Something I noticed when visiting museums like the Louvre in Paris and the Acropolis Museum in Athens is the presence of ancient funerary stelae, i.e., commemorative monuments.
The fourth century stele above is described as follows:
A number of iconographic indicators identify this scene immediately as one of farewell to the deceased. The clasping of hands between Baco and Aristonike, known in Greek as the dexiosis, is a recurrent feature in Greek funerary stelae, representing a conventional gesture symbolizing the deceased bidding farewell to his or her family. The servant putting a hand to her face in sorrow and the gesture of the deceased parting her veil are also common features of funerary steles. This relief depicts a family group surrounded by serving women, whose numbers are an indication of the family’s wealth. Aristonike, slightly more imposing in stature, is probably Baco’s mother. The small boy is almost certainly Baco’s son, reaching for her in a tender sign of farewell. Finally, the presence of the infant, Baco’s second child, tells us that she died in childbirth. The name of Aristonike appears to have been added to the architrave after the other two, indicating that she died after her daughter.

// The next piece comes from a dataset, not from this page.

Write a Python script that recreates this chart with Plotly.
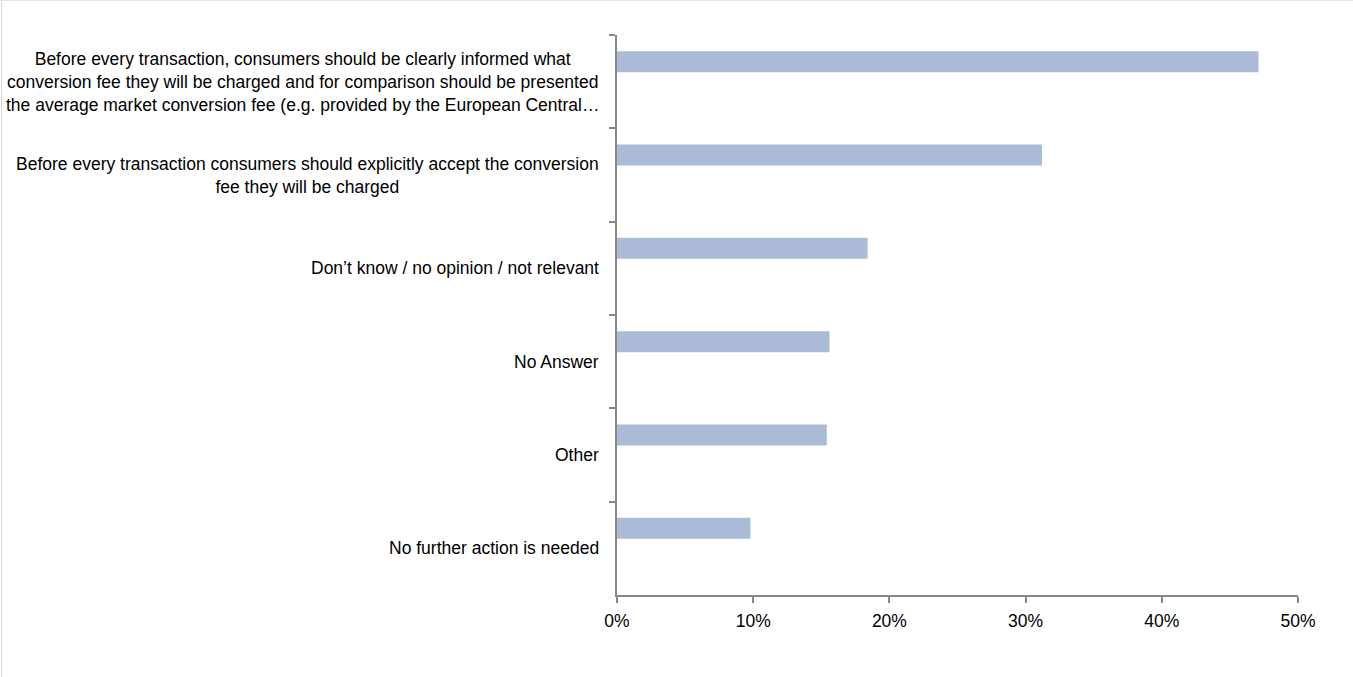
import plotly.graph_objects as go

# Survey answers (top to bottom) and share of respondents
categories = [
    "Before every transaction, consumers should be clearly informed what<br>"
    "conversion fee they will be charged and for comparison should be presented<br>"
    "the average market conversion fee (e.g. provided by the European Central…",
    "Before every transaction consumers should explicitly accept the conversion<br>"
    "fee they will be charged",
    "Don’t know / no opinion / not relevant",
    "No Answer",
    "Other",
    "No further action is needed",
]
shares = [0.471, 0.312, 0.184, 0.156, 0.154, 0.098]
x_ticks = [0, 0.1, 0.2, 0.3, 0.4, 0.5]
x_tick_labels = ["0%", "10%", "20%", "30%", "40%", "50%"]

W, H = 1353, 677
M_L, M_R, M_T, M_B = 617, 55, 35, 82
PW, PH = W - M_L - M_R, H - M_T - M_B

FONT = "Liberation Sans, Arial, sans-serif"
FONT_SIZE = 17.5
AXIS_GREY = "#878787"
BAR_BLUE = "#AABAD7"


def px_to_paper_x(px):
    return (px - M_L) / PW


def px_to_paper_y(py):
    return 1 - (py - M_T) / PH


fig = go.Figure()
fig.add_trace(go.Bar(
    x=shares,
    y=categories,
    orientation="h",
    marker=dict(color=BAR_BLUE, line=dict(width=0)),
    width=0.225,
    offset=-0.327,
    hoverinfo="x+y",
))

# Category labels, centred line by line and right-aligned against the axis
annotations = []
for cat in categories:
    annotations.append(dict(
        text=cat,
        x=px_to_paper_x(601), xref="paper", xanchor="right",
        y=cat, yref="y", yanchor="middle",
        showarrow=False, align="center",
        font=dict(family=FONT, size=FONT_SIZE, color="#000000"),
    ))

# Thin chart-area frame visible on the left and top edges
shapes = [
    dict(type="line", xref="paper", yref="paper",
         x0=px_to_paper_x(1.5), x1=px_to_paper_x(1.5),
         y0=px_to_paper_y(0), y1=px_to_paper_y(H),
         line=dict(color="#D9D9D9", width=1)),
    dict(type="line", xref="paper", yref="paper",
         x0=px_to_paper_x(0), x1=px_to_paper_x(W),
         y0=px_to_paper_y(0.5), y1=px_to_paper_y(0.5),
         line=dict(color="#E6E6E6", width=1)),
]

fig.update_layout(
    width=W, height=H,
    margin=dict(l=M_L, r=M_R, t=M_T, b=M_B, pad=0),
    paper_bgcolor="white", plot_bgcolor="white",
    showlegend=False,
    font=dict(family=FONT, size=FONT_SIZE, color="#000000"),
    annotations=annotations,
    shapes=shapes,
    xaxis=dict(
        range=[0, 0.5],
        tickvals=x_ticks, ticktext=x_tick_labels,
        ticks="outside", ticklen=6, tickwidth=1.5, tickcolor=AXIS_GREY,
        ticklabelstandoff=3,
        showline=True, linecolor=AXIS_GREY, linewidth=1.5,
        showgrid=False, zeroline=False,
        tickfont=dict(family=FONT, size=FONT_SIZE, color="#000000"),
        fixedrange=True,
    ),
    yaxis=dict(
        type="category",
        categoryorder="array", categoryarray=categories,
        range=[len(categories) - 0.5, -0.5],
        tickson="boundaries",
        ticks="outside", ticklen=6, tickwidth=1.5, tickcolor=AXIS_GREY,
        showline=True, linecolor=AXIS_GREY, linewidth=1.5,
        showgrid=False, zeroline=False,
        showticklabels=False,
        fixedrange=True,
    ),
)

fig.write_html("out.html")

Whenever I would look at these funerary stelae – usually depicting family gatherings and banquet scenes, I thought about what scenes in my own family would be most representative of our life together.
What would it look like if your family had an ancient Greek grave stele?
Who would be depicted and what ordinary and familiar activities would each person be doing?
How might the scene be capable of being expanded so more characters could be added over time?
Would the figures be depicted as engaging with one another or each in his or her own world?
I always find, when I behold such monuments, that they make me contemplate what is essential.